EXERCISE DESCRIPTION: Without the pictures, return exactly the lines from the one with "Output the web" through the one with "-10], [-9, -9], [-1, 2]];". Both end lines belong in the copy.

DATA FOR THIS EXERCISE:
------------------------------------------------------------------------

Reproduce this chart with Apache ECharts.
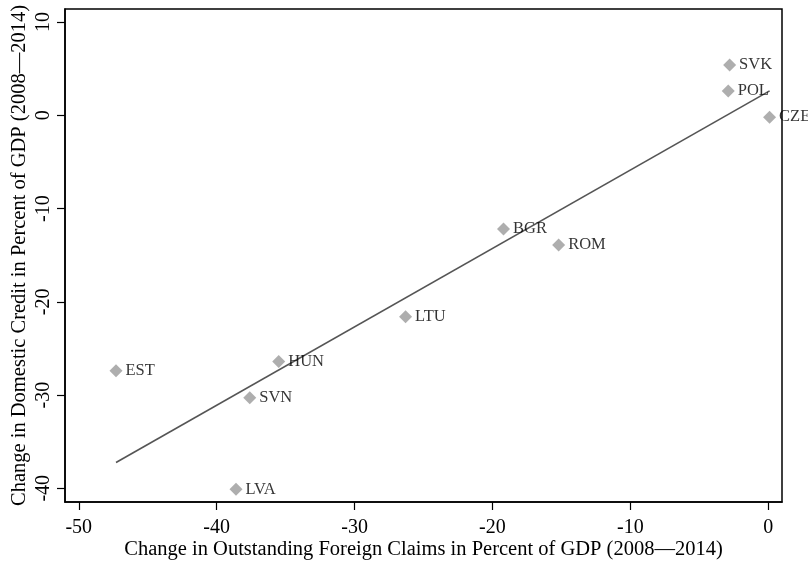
<!DOCTYPE html>
<html>
<head>
<meta charset="utf-8">
<script src="https://cdn.jsdelivr.net/npm/echarts@6/dist/echarts.min.js"></script>
<style>
  html, body { margin: 0; padding: 0; background: #fff; }
  #chart { width: 808px; height: 561px; }
</style>
</head>
<body>
<div id="chart"></div>
<script>
// Country codes and changes (2008–2014), in percent of GDP
const countries = ['SVK', 'POL', 'CZE', 'BGR', 'ROM', 'LTU', 'HUN', 'SVN', 'EST', 'LVA'];
const foreignClaimsChange = [-2.8, -2.9, 0.1, -19.2, -15.2, -26.3, -35.5, -37.6, -47.3, -38.6];
const domesticCreditChange = [5.4, 2.6, -0.2, -12.2, -13.9, -21.6, -26.4, -30.3, -27.4, -40.1];

const xTicks = [-50, -40, -30, -20, -10, 0];
const yTicks = [-40, -30, -20, -10, 0, 10];

const xTitle = 'Change in Outstanding Foreign Claims in Percent of GDP (2008\u20142014)';
const yTitle = 'Change in Domestic Credit in Percent of GDP (2008\u20142014)';

// Least-squares fit line across the observed range of foreign-claims changes
function linearFit(xs, ys) {
  const n = xs.length;
  const mx = xs.reduce((a, b) => a + b, 0) / n;
  const my = ys.reduce((a, b) => a + b, 0) / n;
  let sxy = 0, sxx = 0;
  for (let i = 0; i < n; i++) {
    sxy += (xs[i] - mx) * (ys[i] - my);
    sxx += (xs[i] - mx) * (xs[i] - mx);
  }
  const slope = sxy / sxx;
  return { slope, intercept: my - slope * mx };
}
const fit = linearFit(foreignClaimsChange, domesticCreditChange);
const xLo = Math.min(...foreignClaimsChange);
const xHi = Math.max(...foreignClaimsChange);
const fitLine = [
  [xLo, fit.intercept + fit.slope * xLo],
  [xHi, fit.intercept + fit.slope * xHi]
];

const points = countries.map((c, i) => ({ name: c, value: [foreignClaimsChange[i], domesticCreditChange[i]] }));

const FONT = '"Liberation Serif", "Times New Roman", serif';

const chart = echarts.init(document.getElementById('chart'), null, { renderer: 'canvas' });
chart.setOption({
  animation: false,
  backgroundColor: '#ffffff',
  grid: {
    left: 65, right: 26, top: 9, bottom: 59,
    outerBoundsMode: 'none',
    containLabel: false,
    show: true, borderColor: '#000', borderWidth: 1.5, backgroundColor: '#fff'
  },
  xAxis: {
    type: 'value',
    min: -51, max: 1,
    name: xTitle,
    nameLocation: 'middle',
    nameGap: 37,
    nameMoveOverlap: false,
    nameTextStyle: { fontFamily: FONT, fontSize: 20.5, color: '#000' },
    axisLine: { show: true, onZero: false, lineStyle: { color: '#000', width: 1.5 } },
    axisTick: { show: true, inside: false, length: 8, customValues: xTicks, lineStyle: { color: '#000', width: 1.2 } },
    axisLabel: { customValues: xTicks, fontFamily: FONT, fontSize: 20, color: '#000', margin: 16, formatter: v => String(v) },
    splitLine: { show: false }
  },
  yAxis: {
    type: 'value',
    min: -41.47, max: 11.4,
    name: yTitle,
    nameLocation: 'middle',
    nameGap: 35,
    nameMoveOverlap: false,
    nameRotate: 90,
    nameTextStyle: { fontFamily: FONT, fontSize: 20.5, color: '#000' },
    axisLine: { show: true, onZero: false, lineStyle: { color: '#000', width: 1.5 } },
    axisTick: { show: true, inside: false, length: 8, customValues: yTicks, lineStyle: { color: '#000', width: 1.2 } },
    axisLabel: { customValues: yTicks, rotate: 90, fontFamily: FONT, fontSize: 20, color: '#000', margin: 11, formatter: v => String(v) },
    splitLine: { show: false }
  },
  series: [
    {
      type: 'line',
      data: fitLine,
      symbol: 'none',
      lineStyle: { color: '#555555', width: 1.6 },
      silent: true,
      z: 2
    },
    {
      type: 'scatter',
      data: points,
      symbol: 'diamond',
      symbolSize: 13,
      itemStyle: { color: '#9a9a9a' },
      label: {
        show: true,
        position: 'right',
        distance: 3,
        formatter: p => p.name,
        fontFamily: FONT,
        fontSize: 16.5,
        color: '#000'
      },
      z: 3
    }
  ]
});
</script>
</body>
</html>
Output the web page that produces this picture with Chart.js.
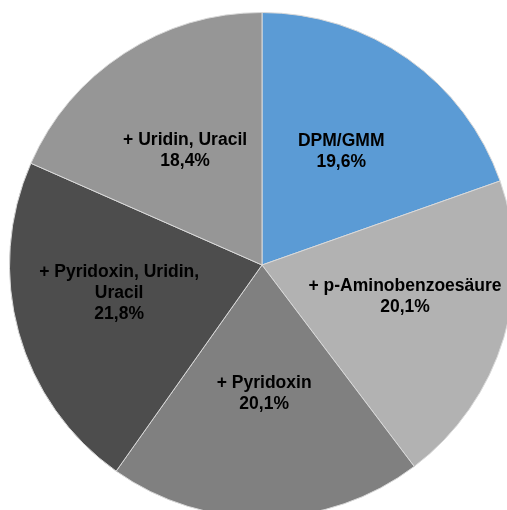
<!DOCTYPE html>
<html>
<head>
<meta charset="utf-8">
<script src="https://cdn.jsdelivr.net/npm/chart.js"></script>
<style>
  html, body { margin: 0; padding: 0; background: #fff; overflow: hidden; }
  #wrap { position: absolute; left: 9px; top: 12px; width: 506px; height: 506px; }
</style>
</head>
<body>
<div id="wrap"><canvas id="pie-chart" width="506" height="506"></canvas></div>
<script>
// slices, clockwise from 12 o'clock
const categories = [
  ['DPM/GMM'],
  ['+ p-Aminobenzoesäure'],
  ['+ Pyridoxin'],
  ['+ Pyridoxin, Uridin,', 'Uracil'],
  ['+ Uridin, Uracil']
];
const shares = [19.6, 20.1, 20.1, 21.8, 18.4];
const percentLabels = ['19,6%', '20,1%', '20,1%', '21,8%', '18,4%'];
const sliceColors = ['#5b9bd5', '#b2b2b2', '#808080', '#4d4d4d', '#969696'];

// small nudges so labels sit where the original "best fit" put them
const labelNudge = [[-1, 0], [10, -8], [0, -10], [-9, -9], [-1, 2]];

// draws category + percentage inside each slice
const sliceLabels = {
  id: 'sliceLabels',
  afterDatasetsDraw(chart) {
    const ctx = chart.ctx;
    const meta = chart.getDatasetMeta(0);
    ctx.save();
    ctx.font = 'bold 17.5px "Liberation Sans", Arial, sans-serif';
    ctx.fillStyle = '#000';
    ctx.textAlign = 'center';
    ctx.textBaseline = 'middle';
    meta.data.forEach((arc, i) => {
      const p = arc.getProps(['x', 'y', 'startAngle', 'endAngle', 'outerRadius'], true);
      const mid = (p.startAngle + p.endAngle) / 2;
      const r = p.outerRadius * 0.55;
      const x = p.x + Math.cos(mid) * r + labelNudge[i][0];
      const y = p.y + Math.sin(mid) * r + labelNudge[i][1];
      const lines = categories[i].concat([percentLabels[i]]);
      const lh = 21;
      const top = y - (lines.length - 1) * lh / 2;
      lines.forEach((t, k) => ctx.fillText(t, x, top + k * lh));
    });
    ctx.restore();
  }
};

const ctx = document.getElementById('pie-chart').getContext('2d');
const myChart = new Chart(ctx, {
  type: 'pie',
  data: {
    labels: categories.map(c => c.join(' ')),
    datasets: [{
      data: shares,
      backgroundColor: sliceColors,
      borderColor: '#d9d9d9',
      borderWidth: 1
    }]
  },
  options: {
    responsive: false,
    animation: false,
    layout: { padding: 0 },
    plugins: {
      legend: { display: false },
      tooltip: { enabled: false }
    }
  },
  plugins: [sliceLabels]
});
</script>
</body>
</html>
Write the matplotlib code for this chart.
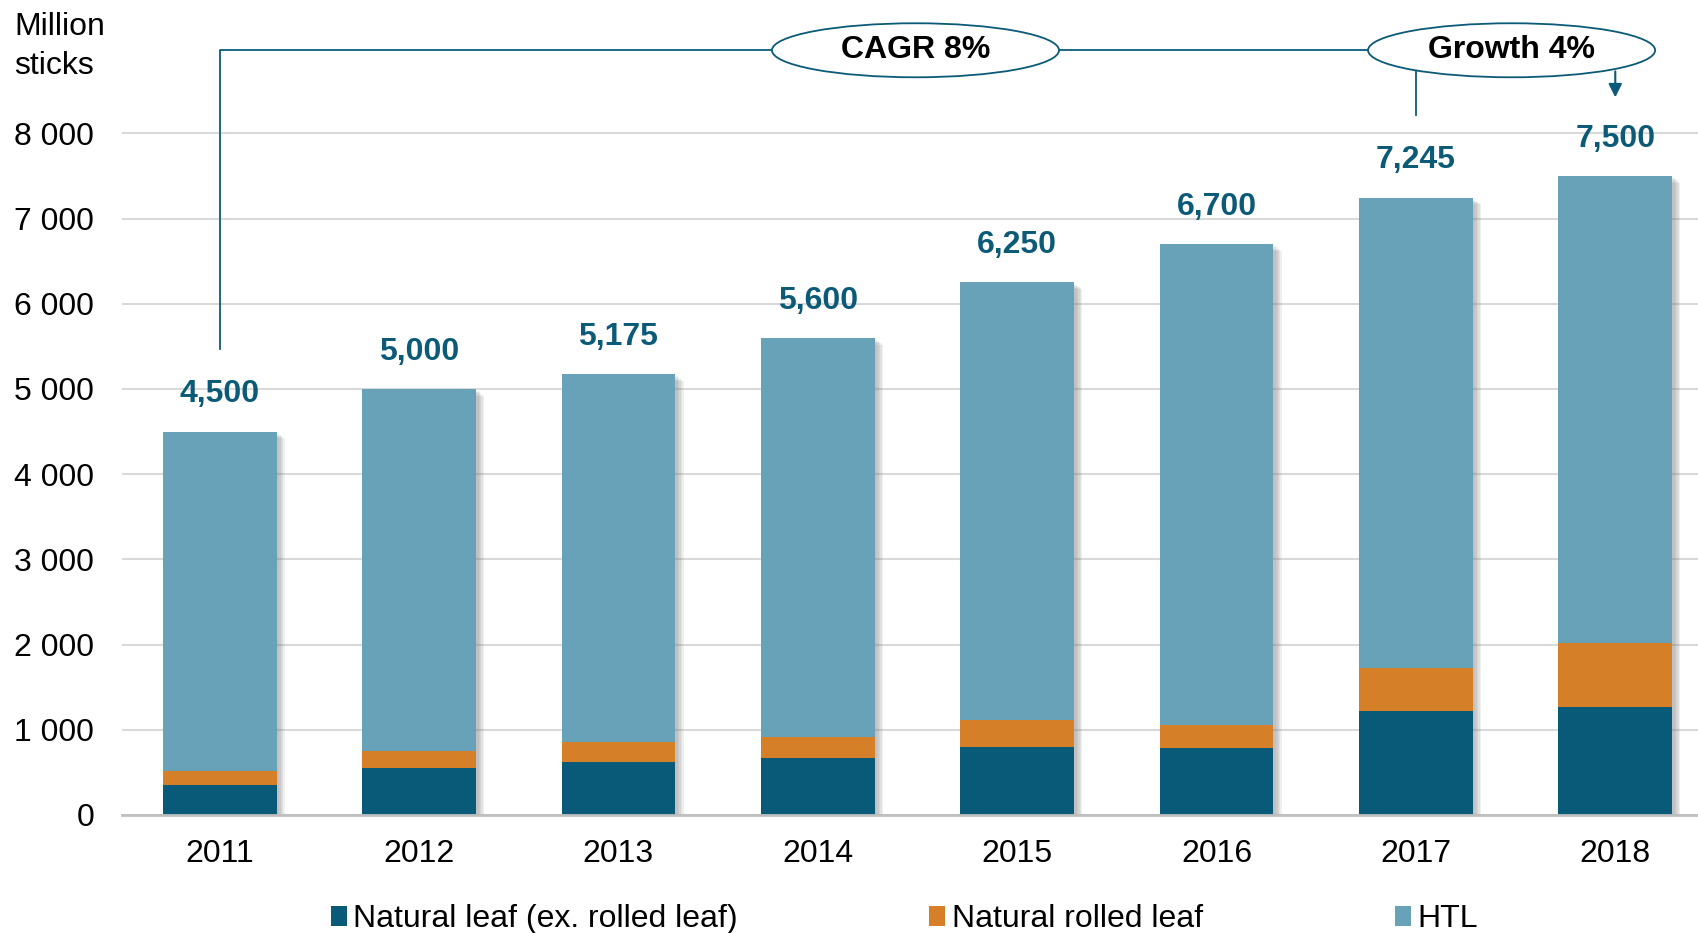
import matplotlib.pyplot as plt
import matplotlib.patheffects as pe
from matplotlib.patches import Ellipse

plt.rcParams["font.family"] = ["Liberation Sans", "DejaVu Sans"]

years = ["2011", "2012", "2013", "2014", "2015", "2016", "2017", "2018"]
totals = [4500, 5000, 5175, 5600, 6250, 6700, 7245, 7500]
natural_leaf = [350, 550, 620, 670, 800, 790, 1225, 1270]
rolled_leaf = [170, 200, 240, 250, 320, 270, 505, 745]
htl = [t - a - b for t, a, b in zip(totals, natural_leaf, rolled_leaf)]
yticks = [0, 1000, 2000, 3000, 4000, 5000, 6000, 7000, 8000]

DARK = "#085a78"
ORANGE = "#d58028"
LIGHT = "#68a2b8"
LABEL = "#0b5a78"
FS = 23

fig = plt.figure(figsize=(16.99, 9.33), dpi=100)
ax = fig.add_axes([122 / 1699, 118 / 933, 1 - 122 / 1699, 1 - 118 / 933])

x = list(range(len(years)))
w = 0.57

# soft shadow behind each full stack
shadow = ax.bar(x, totals, w, color=LIGHT, zorder=1)
effects = [pe.SimplePatchShadow(offset=(d, -d * 0.8), shadow_rgbFace="#808080", alpha=0.12)
           for d in (6, 5, 4, 3, 2)]
for p in shadow:
    p.set_path_effects(effects + [pe.Normal()])

ax.bar(x, natural_leaf, w, color=DARK, zorder=2, label="Natural leaf (ex. rolled leaf)")
ax.bar(x, rolled_leaf, w, bottom=natural_leaf, color=ORANGE, zorder=2, label="Natural rolled leaf")
bottoms = [a + b for a, b in zip(natural_leaf, rolled_leaf)]
ax.bar(x, htl, w, bottom=bottoms, color=LIGHT, zorder=2, label="HTL")

for xi, t in zip(x, totals):
    ax.annotate(f"{t:,}", (xi, t), xytext=(0, 16), textcoords="offset points",
                ha="center", va="bottom", fontsize=FS, fontweight="bold", color=LABEL)

ax.set_xlim(-0.49, 7.42)
ax.set_ylim(0, 9565)
ax.set_yticks(yticks)
ax.set_yticklabels([f"{v:,}".replace(",", " ") for v in yticks])
ax.set_xticks(x)
ax.set_xticklabels(years)
ax.tick_params(axis="both", length=0, labelsize=FS)
ax.tick_params(axis="x", pad=17)
ax.tick_params(axis="y", pad=20)
ax.yaxis.grid(True, color="#d9d9d9", linewidth=1.5, zorder=0)
ax.set_axisbelow(True)
for s in ["top", "right", "left"]:
    ax.spines[s].set_visible(False)
ax.spines["bottom"].set_color("#bfbfbf")
ax.spines["bottom"].set_linewidth(2)
ax.spines["bottom"].set_zorder(3)

# CAGR / growth callouts
ey = 8975
ew, eh = 1.44, 634
c1, c2 = 3.49, 6.48
ax.plot([0, 0, c1 - ew / 2], [5470, ey, ey], color=LABEL, lw=1.3, clip_on=False)
ax.plot([c1 + ew / 2, c2 - ew / 2], [ey, ey], color=LABEL, lw=1.3, clip_on=False)
for cx, txt in [(c1, "CAGR 8%"), (c2, "Growth 4%")]:
    ax.add_patch(Ellipse((cx, ey), ew, eh, facecolor="white", edgecolor=LABEL, lw=1.3,
                         clip_on=False, zorder=5))
    ax.text(cx, ey, txt, ha="center", va="center", fontsize=FS, fontweight="bold",
            color="black", zorder=6)
ax.plot([6, 6], [8740, 8220], color=LABEL, lw=1.3, clip_on=False)
ax.annotate("", xy=(7, 8390), xytext=(7, 8760),
            arrowprops=dict(arrowstyle="-|>", color=LABEL, lw=1.5, mutation_scale=20),
            annotation_clip=False)

fig.text(14 / 1699, 1 - 12 / 933, "Million\nsticks", ha="left", va="top", fontsize=FS,
         linespacing=1.38)

ax.legend(loc="center", bbox_to_anchor=(0.496, -(919 - 815) / 815), ncol=3, frameon=False,
          fontsize=FS, handlelength=0.5, handleheight=0.6, handletextpad=0.2,
          columnspacing=6.0, bbox_transform=ax.transAxes)

fig.savefig("out.png", dpi=100)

------------------------------------------------------------------------

REPLY TO THE EXERCISE:
Output the web page that produces this picture with Chart.js.
<!DOCTYPE html>
<html>
<head>
<meta charset="utf-8">
<script src="https://cdn.jsdelivr.net/npm/chart.js"></script>
<style>
  html, body { margin: 0; padding: 0; background: #fff; overflow: hidden; }
  #wrap { position: absolute; left: 9px; top: 12px; width: 506px; height: 506px; }
</style>
</head>
<body>
<div id="wrap"><canvas id="pie-chart" width="506" height="506"></canvas></div>
<script>
// slices, clockwise from 12 o'clock
const categories = [
  ['DPM/GMM'],
  ['+ p-Aminobenzoesäure'],
  ['+ Pyridoxin'],
  ['+ Pyridoxin, Uridin,', 'Uracil'],
  ['+ Uridin, Uracil']
];
const shares = [19.6, 20.1, 20.1, 21.8, 18.4];
const percentLabels = ['19,6%', '20,1%', '20,1%', '21,8%', '18,4%'];
const sliceColors = ['#5b9bd5', '#b2b2b2', '#808080', '#4d4d4d', '#969696'];

// small nudges so labels sit where the original "best fit" put them
const labelNudge = [[-1, 0], [10, -8], [0, -10], [-9, -9], [-1, 2]];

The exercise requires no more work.